People can twist Galatians 5:14 to cause a problem for themselves. It tells us that obedience to the law of God is summed up "in one word": "You shall love your neighbor as yourself." They say that you must love yourself; you can't love anybody else unless you first love yourself. Then, when they think about it some more, some have ended up believing that "love of self is love of God." This has actually been accepted as righteousness by faith! Paul was an inspired apostle--what's the truth? Does he teach us to love self as the foundation of genuine Christian experience?

Clear-thinking people have wrestled with this problem for centuries. It doesn't take too much thought to recognize that the love of self is a very ugly thing, for it is the essence of all selfishness.

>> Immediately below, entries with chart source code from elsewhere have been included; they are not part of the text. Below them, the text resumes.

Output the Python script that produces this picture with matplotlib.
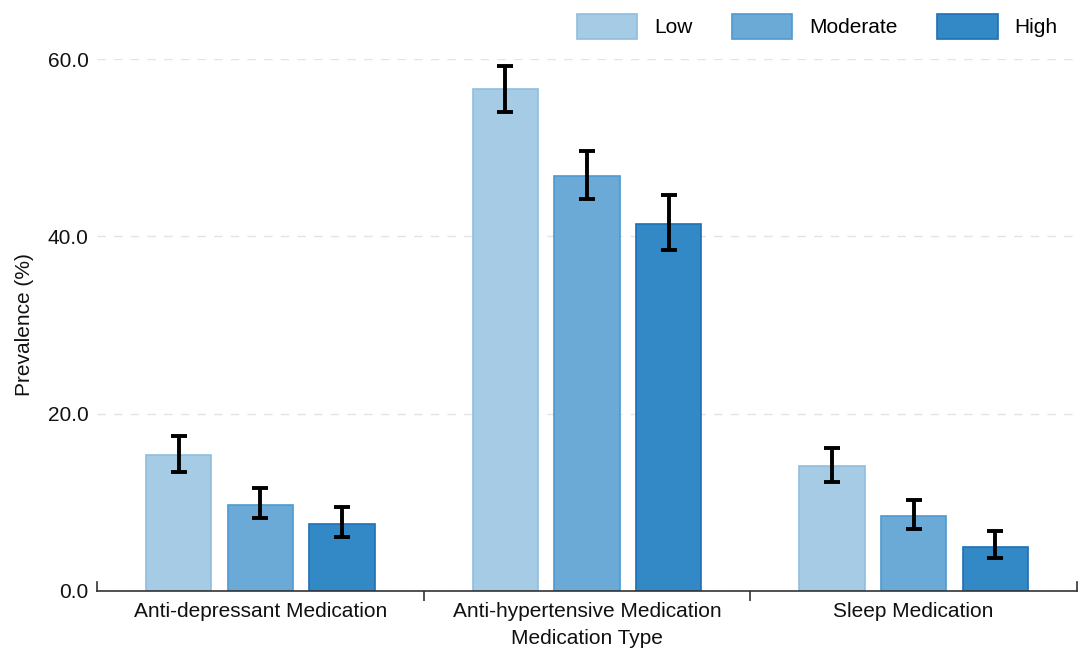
import matplotlib
matplotlib.use("Agg")
import matplotlib.pyplot as plt
import numpy as np
from matplotlib.patches import Patch

plt.rcParams['font.family'] = ['Liberation Sans', 'DejaVu Sans']

categories = ["Anti-depressant Medication", "Anti-hypertensive Medication", "Sleep Medication"]
levels = ["Low", "Moderate", "High"]
values = {
    "Low": [15.3, 56.6, 14.1],
    "Moderate": [9.7, 46.8, 8.4],
    "High": [7.6, 41.4, 5.0],
}
err_low = {
    "Low": [13.4, 54.0, 12.3],
    "Moderate": [8.2, 44.2, 7.0],
    "High": [6.1, 38.5, 3.7],
}
err_high = {
    "Low": [17.5, 59.2, 16.1],
    "Moderate": [11.6, 49.6, 10.3],
    "High": [9.5, 44.7, 6.8],
}
yticks = [0, 20, 40, 60]

fills = {"Low": "#a6cbe5", "Moderate": "#6baad6", "High": "#3388c6"}
edges = {"Low": "#8fbde0", "Moderate": "#4d9ad0", "High": "#1f6fb4"}

fig = plt.figure(figsize=(10.8, 6.52), dpi=100)
ax = fig.add_axes([0.0898, 0.0936, 0.9074, 0.8159])

x = np.arange(len(categories))
width = 0.2
offsets = {"Low": -0.25, "Moderate": 0.0, "High": 0.25}

for lev in levels:
    v = np.array(values[lev])
    lo = v - np.array(err_low[lev])
    hi = np.array(err_high[lev]) - v
    ax.bar(x + offsets[lev], v, width, color=fills[lev], edgecolor=edges[lev],
           linewidth=1.2, zorder=2)
    ax.errorbar(x + offsets[lev], v, yerr=[lo, hi], fmt='none', ecolor='black',
                elinewidth=2.8, capsize=5.5, capthick=2.8, zorder=3)

ax.set_xlim(-0.5, 2.5)
ax.set_ylim(0, 60)
ax.set_yticks(yticks)
ax.set_yticklabels([f"{t:.1f}" for t in yticks])
ax.set_xticks(x)
ax.set_xticklabels(categories)
ax.tick_params(axis='x', length=0, labelsize=15, pad=8, colors='#111111')
ax.tick_params(axis='y', length=0, labelsize=15, pad=6, colors='#111111')
ax.set_xticks([0.5, 1.5], minor=True)
ax.tick_params(axis='x', which='minor', length=7, width=1.2, color='#333333', direction='out')

for s in ['top', 'right', 'left']:
    ax.spines[s].set_visible(False)
ax.spines['bottom'].set_color('#333333')
ax.spines['bottom'].set_linewidth(1.2)

# end marks
for xe in [-0.5, 2.5]:
    ax.plot([xe, xe], [0, 1.0], color='#333333', lw=1.2, clip_on=False, zorder=4)

ax.yaxis.grid(True, linestyle=(0, (6, 6)), color='#e3e3e3', linewidth=1.0, zorder=0)
ax.set_axisbelow(True)

ax.set_xlabel("Medication Type", fontsize=15, labelpad=6, color='#111111')
ax.set_ylabel("Prevalence (%)", fontsize=15, labelpad=10, color='#111111')

handles = [Patch(facecolor=fills[l], edgecolor=edges[l], linewidth=1.2) for l in levels]
leg = fig.legend(handles, levels, loc='center right', bbox_to_anchor=(0.979, 0.9594), ncol=3,
                 frameon=False, fontsize=15, handlelength=2.9, handleheight=1.5,
                 columnspacing=1.9, handletextpad=0.8, borderpad=0, borderaxespad=0)

fig.savefig("out.png", dpi=100)
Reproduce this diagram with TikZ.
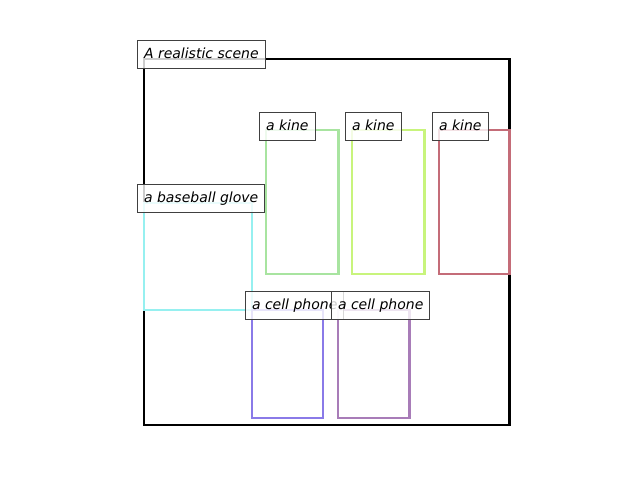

When we see it in ourselves we usually like it but when we see it in others we are repulsed. Hundreds of years ago Martin Luther broke through the fog and saw what Paul meant. The law indeed is summed up "in one word": Love your neighbor as you used to find it natural to love yourself.

From the first breath we ever drew it has been natural for all of us to love self. No baby cries because some other baby is hungry. Children are naturally self-centered. It's cute to see; but just let that "natural" self-centeredness grow undeterred, uncrucified, and what do you see? All the evil that curses this world.

What's the solution to this basic, universal problem? The previous verse: " ... through agape serve one another"! This would be as impossible for us as jumping over the moon were it not that the Son of God was "made in the likeness of men." At the price of His cross He condemned this natural selfishness "in the flesh" (Rom 8:3), that it might be possible for us to "let this mind be in you which was also in Christ Jesus" (Phil 2:5).

Christ was agape in human flesh; none of us is born that way, but by faith we can become "partakers of the divine nature"--which is agape.

--Robert J. Wieland

From the "Dial Daily Bread" Archive: May 22, 2000.